In developed countries, it is the policy itself rather than a regulation as a policy tool that is the product of ministries. If there are no policies, there is no quality strategic planning or quality budget planning.

A quality government strategy means not only a vision of the country the Government plans to build but also a clear and calculated step-by-step plan of how it proposes to reach this "better future."

This plan is made up of specific policies with clear goals, clear indicators of their achievement, and, most importantly, an assessment of their value for the state and strict control of timely and complete execution.

Quality budget planning means financial resources are committed to the implementation of the Government's priority policies and predictability of the scope of funding per policy for 3 to 5 years ahead.

It is only an existing clear policy with specific and measurable targets that help evaluate whether it is reasonable for the Government to spend money on it, whether this policy produces expected added value for the society and, accordingly, whether it should be funded.

This is clearly and unambiguously stated in Guidelines for Public Expenditure Management (Potter and Diamond, 1999), Strategic and Budget Planning of the Government in Ukraine: Road to Reform, a research paper prepared with the support of the Government of Sweden (2013), and Public Financial Management: An Overview, a research paper of the IMF technical assistance mission (2016).

Conversely, lack of quality policies is a serious roadblock to the introduction of a quality medium-term budgetary framework in Ukraine.

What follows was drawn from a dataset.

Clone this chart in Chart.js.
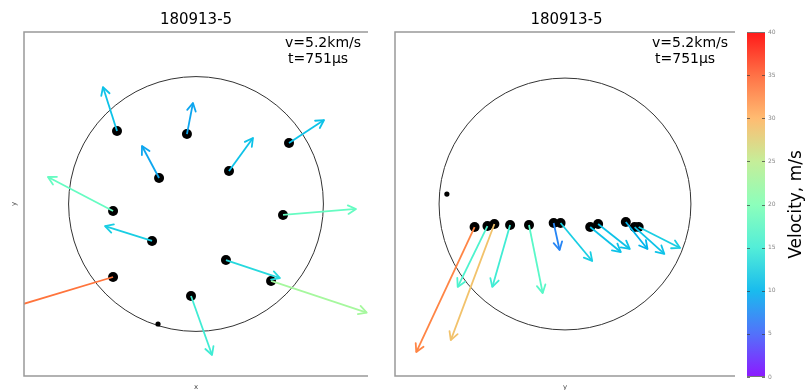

The problem of lacking channels for discussing policy documents instead of regulations in the Government became obvious in 2018. This is why they started considering the creation of a special government committee to analyze key issues at the intersection of strategic and budget planning and public policy making.

The Government should have a platform for the Prime Minister and ministers representing sector-specific policies to discuss the merits of strategic documents, policy documents, and their links with the national budget, on the highest level.

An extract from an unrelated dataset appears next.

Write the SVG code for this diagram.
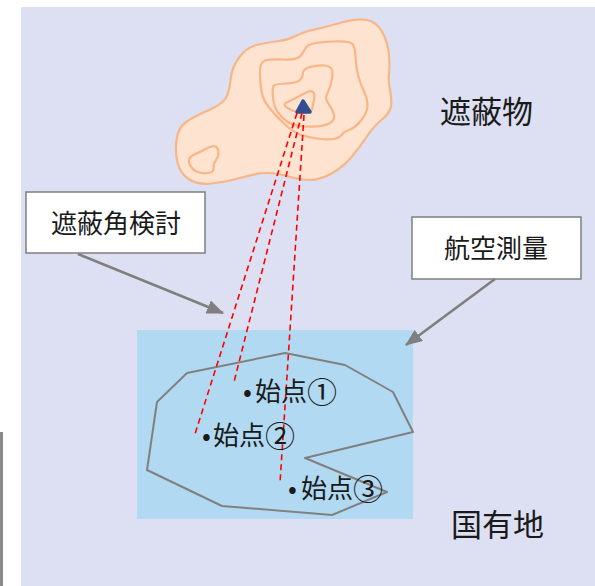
<svg xmlns="http://www.w3.org/2000/svg" width="595" height="586" viewBox="0 0 595 586">
  <defs>
    <style>
      .jp { font-family: "Noto Sans CJK JP", "Noto Sans CJK SC", sans-serif; fill: #1a1a1a; }
      .num { font-size: 30px; }
      .contour { fill: none; stroke: #F8B587; stroke-width: 2.2; stroke-linejoin: round; }
      .label-box { fill: #FFFFFF; stroke: #7F7F7F; stroke-width: 1.5; }
      .pointer { fill: none; stroke: #7F7F7F; stroke-width: 2.6; marker-end: url(#head); }
      .sight { fill: none; stroke: #FF0000; stroke-width: 1.6; stroke-dasharray: 6 4; }
    </style>
    <marker id="head" viewBox="0 0 17 14" refX="16" refY="7" markerWidth="17" markerHeight="14" markerUnits="userSpaceOnUse" orient="auto">
      <path d="M0,0 L17,7 L0,14 z" fill="#7F7F7F"/>
    </marker>
  </defs>

  <!-- page background -->
  <rect x="0" y="0" width="595" height="586" fill="#FFFFFF"/>
  <rect x="21" y="7" width="574" height="579" fill="#DCE0F2"/>
  <rect x="0" y="432" width="3" height="154" fill="#8A8A8A"/>

  <!-- obstacle: mountain with contour lines -->
  <g id="obstacle">
    <path class="contour" style="fill:#FEE3D0"
      d="M177.5,162.5 Q175,152 176.5,140 Q178,128 185.5,122.5 Q193,117 209,110 Q225,103 227.5,95 Q230,87 231,77 Q232,67 239.5,57 Q247,47 258.5,44.5 Q270,42 279,41 Q288,40 295.5,36 Q303,32 316.5,29 Q330,26 343.5,22 Q357,18 367,20 Q377,22 382.5,32.5 Q388,43 389,55 Q390,67 389,73.5 Q388,80 390,90 Q392,100 391,106.5 Q390,113 381.5,120 Q373,127 366.5,137 Q360,147 351.5,157 Q343,167 331.5,173.5 Q320,180 310,180 Q300,180 288.5,176.5 Q277,173 267,173 Q257,173 242,177.5 Q227,182 212,183.5 Q197,185 188.5,179 Q180,173 177.5,162.5 Z"/>
    <path class="contour"
      d="M260,72.5 Q260,62 265,60.5 Q270,59 283.5,59.5 Q297,60 300,56.5 Q303,53 305,49 Q307,45 313.5,43.5 Q320,42 335,41.5 Q350,41 352.5,44 Q355,47 355.5,57 Q356,67 358,75 Q360,83 364,91.5 Q368,100 367.5,106.5 Q367,113 361,120.5 Q355,128 349,130 Q343,132 341.5,135 Q340,138 333.5,139 Q327,140 317,138.5 Q307,137 300,134.5 Q293,132 284,123.5 Q275,115 269,107.5 Q263,100 261.5,91.5 Q260,83 260,72.5 Z"/>
    <path class="contour"
      d="M273,97.5 Q272,88 273.5,86 Q275,84 286,83.5 Q297,83 300,80 Q303,77 303,73 Q303,69 310,67 Q317,65 324.5,65.5 Q332,66 332.5,72 Q333,78 330.5,85 Q328,92 326.5,95.5 Q325,99 329,104.5 Q333,110 334,115 Q335,120 330,123 Q325,126 316,126.5 Q307,127 299.5,126 Q292,125 287,121.5 Q282,118 278,112.5 Q274,107 273,97.5 Z"/>
    <path class="contour"
      d="M285.5,106.5 Q283,104 287.5,102 Q292,100 297.5,97 Q303,94 307.5,92 Q312,90 313.5,92.5 Q315,95 314,100 Q313,105 312,109 Q311,113 305.5,113 Q300,113 294,111 Q288,109 285.5,106.5 Z"/>
    <path class="contour"
      d="M189.5,164 Q187,158 193.5,155 Q200,152 206.5,148.5 Q213,145 215.5,146.5 Q218,148 218.5,152 Q219,156 216,160 Q213,164 213.5,168 Q214,172 208.5,173 Q203,174 197.5,172 Q192,170 189.5,164 Z"/>
    <polygon points="303,101 297,112 310,112" fill="#354D91" stroke="#354D91" stroke-width="3.5" stroke-linejoin="round"/>
  </g>

  <!-- state-owned land area -->
  <g id="land">
    <rect x="137" y="330" width="276" height="189" fill="#B1D9F1"/>
    <polygon points="187,373 285,353 345,365 393,392 413,432 305,458 387,492 332,515 222,506 147,470 157,402"
      fill="none" stroke="#808080" stroke-width="2" stroke-linejoin="round"/>
  </g>

  <!-- lines of sight from each start point to the summit -->
  <g id="sight-lines">
    <line class="sight" x1="297" y1="113" x2="195" y2="434"/>
    <line class="sight" x1="302" y1="113" x2="234" y2="382"/>
    <line class="sight" x1="304" y1="115" x2="280" y2="483"/>
  </g>

  <!-- callout boxes -->
  <g id="box-shielding-angle">
    <rect class="label-box" x="26" y="192" width="179" height="61"/>
    <text class="jp" x="116" y="233" font-size="26" text-anchor="middle">遮蔽角検討</text>
  </g>
  <g id="box-aerial-survey">
    <rect class="label-box" x="412" y="217" width="169" height="62"/>
    <text class="jp" x="496" y="258" font-size="26" text-anchor="middle">航空測量</text>
  </g>

  <!-- connectors from callouts -->
  <g id="connectors">
    <line class="pointer" x1="78" y1="254" x2="223" y2="313"/>
    <line class="pointer" x1="495" y1="279" x2="406" y2="345"/>
  </g>

  <!-- plain labels -->
  <g id="label-obstacle">
    <text class="jp" x="440" y="123" font-size="31">遮蔽物</text>
  </g>
  <g id="label-land">
    <text class="jp" x="451" y="536" font-size="31">国有地</text>
  </g>

  <!-- start points -->
  <g id="start-1">
    <text class="jp" y="401" font-size="26"><tspan x="243">•</tspan><tspan x="255">始点</tspan><tspan class="num" dy="2">①</tspan></text>
  </g>
  <g id="start-2">
    <text class="jp" y="445" font-size="26"><tspan x="202">•</tspan><tspan x="213">始点</tspan><tspan class="num" dy="2">②</tspan></text>
  </g>
  <g id="start-3">
    <text class="jp" y="498" font-size="26"><tspan x="288">•</tspan><tspan x="301">始点</tspan><tspan class="num" dy="2">③</tspan></text>
  </g>
</svg>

Natural key objectives of this government committee would include:

  • discussing and approving policy documents (no matter what they are called — "political proposals," "strategies," "concepts," "policy concepts" etc.) on the top political level;
  • discussing policy priorities — policies of highest and lowest priority for the Government;
  • allocating budget resources for the next year and for the medium term based on policy priority.

More or less formalized, these formats of interaction of top officials exist in many countries and are part of budget planning.

The Strategy Committee presented on January 10 is such an attempt to create an additional platform for discussing draft policies on the top political level. An attempt to pilot-test an idea in the context when it is practically impossible to quickly change the format of government meetings because it is very difficult to change approaches that took decades to crystallize.

For the pilot to succeed, it is crucial for all Strategy Committee members to get involved — the Prime Minister, vice ministers, and all ministers because only they are authorized to make necessary political decisions.

The Committee's success also relies on ministers to use the policy-making potential of directorates, which is their top priority objective (based on Regulations on Directorates).

If this pilot succeeds, it will be a great move ahead in the reform of all government proceedings and an improvement in the quality of its decisions and public administration as a whole. Otherwise, this Committee risks turning into a formality — discussing subtleties with persons not authorized to make political decisions.

This initiative suggests the Prime Minister understands the importance of this matter and strives to introduce modern practices in the Government's activities.

Hopefully, this attempt will succeed and be able to shift the focus of the Government and ministers followed by the entire state machinery from routine and performance measurement by the number of regulations to policy making. Both Government officials and the society at large will benefit from this.